HVAC Sizing Example (Full Walkthrough)

MCA: 19.7A→ Wire: #12 AWG Cu (25A ≥ 19.7A) ✅
MOCP: 35A→ Breaker: max 35A. Use 30A or 35A double-pole breaker
Voltage: 208–230V / 1PH→ 240V double-pole circuit
LRA: 88A→ Confirm 35A breaker withstands starting inrush (it will — HACR-rated breakers are designed for this)

Nameplate Values for Common Appliances

Appliance Typical Nameplate Wire Breaker
Electric dryer240V, 24A, 5760W#10 AWG Cu30A
Electric range240V, 40–50A, 12–14kW#6 AWG Cu50A
Central A/C (3-ton)MCA 17A, MOCP 35A#12 AWG Cu≤35A
Water heater (4500W)240V, 18.75A#10 AWG Cu30A
EV charger (EVSE, 48A)240V, 48A continuous#6 AWG Cu60A (NEC 625.42)

Frequently Asked Questions

MCA (Minimum Circuit Ampacity) is the minimum conductor ampacity required per NEC 440.32. Wire size your supply conductors to at least MCA — it already includes the manufacturer-required safety margin.

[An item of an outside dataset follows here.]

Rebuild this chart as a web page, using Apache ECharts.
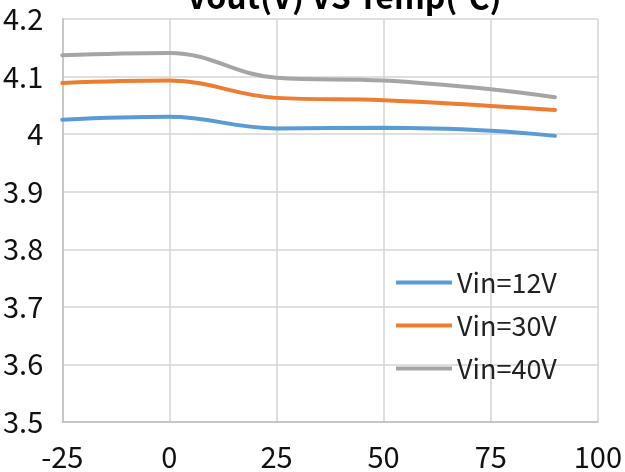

MOCP (Maximum Overcurrent Protection) is the largest breaker or fuse the manufacturer certifies. Your breaker must not exceed this value per NEC 440.22, regardless of the calculated result.

MCA is the minimum for conductors; MOCP is the maximum for the breaker. Together they define the valid range: wire sized for ≥ MCA, breaker sized ≤ MOCP.

Full Load Amps — the current the motor draws at its rated load. Used per NEC 430 to size motor branch circuit conductors at 125% of FLA.

Use MOCP as the maximum breaker size. For HVAC, the breaker can be as large as MOCP to handle starting inrush. For simple resistive loads (heaters, ranges), size at 125% of rated amps for continuous loads per NEC 210.20, up to next standard NEC 240.6 size.